Compensation for Pounding stress:

• Pounding stresses are to be expected in the ship’s bottom between points 5% of the ship’s length abaft the stem and 25% of the length abaft the stem; or 30% in some cases. This is often called the “Pounding Region”.
• This "Pounding region" bottom plating must be additionally thickend.
• In longitudinally-framed bottoms: Plate floors are fitted at alternate frames, longitudinals may have to be stronger than normal, and side girders must be not more than 2.1 metres apart.
• In transversely-framed bottoms: Plate floors are fitted at every frame space and Extra intercostal side girders are to be fitted, so that the distance between side girders does not exceed 2.2 metres.
  

Localized loading : 

          Often in case of loading, High density cargo, load may be placed in only one hold. This will cause the force of gravity exceed the force of buoyancy in that local region. The bottom structure will tend to sag outward, as in the figure.

These stresses can be overcome by evenly spreading the cargo or by using the dunage.

Vibration stress:

      Experienced mainly in areas of Machinery spaces, pump room and propeller etc. adequately strengthened to dissipate the vibration and avoid structural damage.

Stress set up in the vicinity of hawse pipe, windlass and winches:

        Hawse pipe is fitted to enable a smooth run of the anchor cable to the windlass and to maintain the water tight integrity of the forecastle.

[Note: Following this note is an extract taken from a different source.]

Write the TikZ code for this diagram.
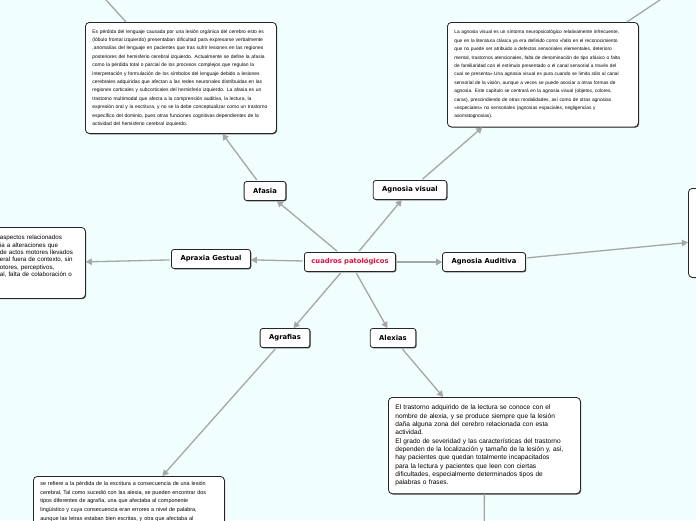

It should be of ample size to pass the cable which is snagging when raising or lowering the anchor the anchor. construction is usually of thick plating which is attached to a Doubling plate at the forecastle deck and a reinforced stake of plating at the side shell. A rubbing or Chaffing ring is also fitted at the ship's hull at the entry to hawse pipe for protection against anchor hitting.

Deck openings (Hatch ways):

          Due to the nature of general and bulk cargo, it becomes necessary for a solid  cargo ship (general cargo or bulk carrier) to have large openings cut in her decks to enable the cargo to be loaded and discharged in an efficient and quick manner.                        Whenever large openings are cut in the strength deck the hull is tremendously weakened for two main reasons;

     i).The continuity of the dock structure is broken repeatedly from forward to aft to accommodate the hatchways, and stress concentration builds up at the hatch corners.

     ii).The transverse and longitudinal framing system under the deck is also cut.

Compensation for strength due to discontinuity:

In order to counteract for this weakening, several methods are adopted in way of hatchways.

i) At the forward and aft ends of the hatchway, deep hatch end beams are fitted;

ii) At the sides of the hatchway, deep hatch side girders are fitted;

iii) The intersection of the hatch end beams and the hatch side girders are also reinforced with the fitting of a gusset plate;

iv) The deck plating in the vicinity of the hatch way is usually doubled;

v) Hatch corners are always rounded (radiused i.e. part of a circle, or elliptical i.e. Part of a ellipse);

vi) Above the deck, stiffened Hatch coamings are fitted around the hatchway for:

1. Additional strength;
2. Safety of personnel when working near the hatchway;
3. To provide efficient means of supporting the hatch covers to close the hatch opening.